Рассказывая о прототипах героев, собеседник, как и в книгах, ярко проявлял свой типично чешский характер, умея сочетать сочный юмор с мягкостью, с прямотой, а иногда и прямо с беспощадностью суждений.
Любопытный эпизод. В те дни в одном из московских толстых журналов была помещена рецензия по поводу только что переведенной на русский язык и вышедшей у нас книги «Красное зарево над Кладно». Есть в этой книге эпизод, в котором рассказывается, как жена руководителя забастовки, посаженного вместе с товарищами в тюрьму, после долгих, очень человечно и тепло описанных автором переживаний решается продать торговцу старой мебелью свой диван, чтобы иметь возможность носить передачи мужу и его товарищам. Критику, рецензировавшему книгу, эта сцена не понравилась, показалась фальшивой. Ну как же, столько переживаний, колебаний, раздумий из-за какого-то дивана. В журнале, который протянул мне Запотоцкий, эти критические замечания были отчеркнуты синим карандашом.
— Я очень прошу вас, передайте товарищу критику, что, как мне кажется, он напрасно назвал эту сцену фальшивой. Товарищ просто не представляет себе, что означал диван в комнате тогдашнего чешского рабочего. Если рабочий имел диван, соседки называли его жену пани — вот что, — говорит собеседник, с улыбкой посматривая на жену, немолодую, круглоликую, полную женщину.
Мы сидим уже за столом. Хозяйка радушно разливает чай.
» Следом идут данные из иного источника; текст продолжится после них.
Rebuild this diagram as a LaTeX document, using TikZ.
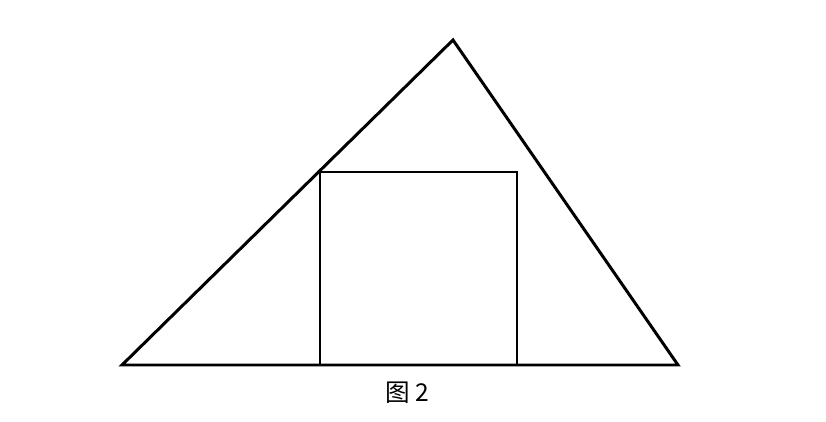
\documentclass[tikz,border=0pt]{standalone}
\usepackage{fontspec}
\newfontfamily\cjk{Noto Sans CJK SC}
\begin{document}
\begin{tikzpicture}[x=0.02cm,y=-0.02cm,
    edge/.style={line width=1.7pt,line join=miter}]
    \useasboundingbox (0,0) rectangle (826,422);
    \coordinate (A) at (122,365);
    \coordinate (B) at (678,365);
    \coordinate (C) at (453,40);
    \coordinate (P) at (320,365);
    \coordinate (Q) at (517,365);
    \coordinate (R) at (517,172);
    \coordinate (S) at (320,172);
    \draw[edge] (A) -- (B) -- (C) -- cycle;
    \draw[edge] (P) -- (S) -- (R) -- (Q);
    \node[font=\cjk\fontsize{14pt}{16pt}\selectfont] (cap) at (407,393) {图 2};
\end{tikzpicture}
\end{document}
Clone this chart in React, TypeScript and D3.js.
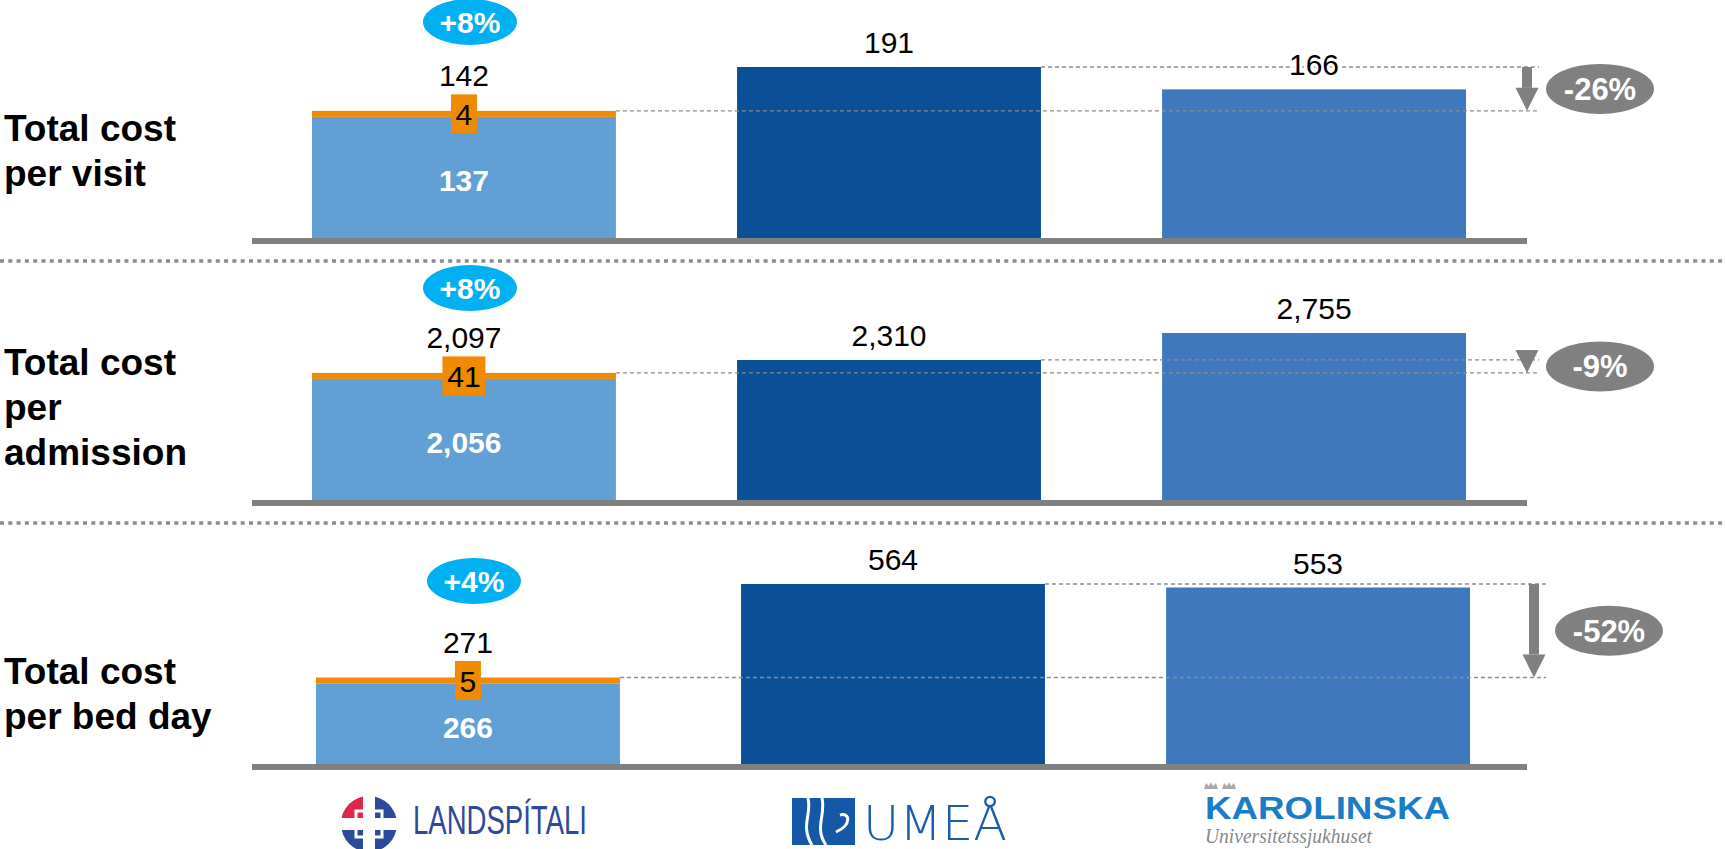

— Ведь правду я говорю, Маня? Скажи товарищу Борису, каких тебе мук стоило расстаться с этим диваном.
Хозяйка улыбается, отчего простецкое лицо молодеет так, что даже на щеках ее обозначаются ямки. Смущенно опустив глаза, она утвердительно кивает головой.
Да, вот так из воспоминаний о прошлом, воскрешенном в многодневных рассказах в лагере, и родился необыкновенный цикл из четырех книг. Это тот счастливый случай, когда подлинность описанного не снижает художественных достоинств произведения. Реалистическая основа не лишает их образы яркости и типических черт. Наоборот, как мне кажется, придает рассказываемому большую ценность.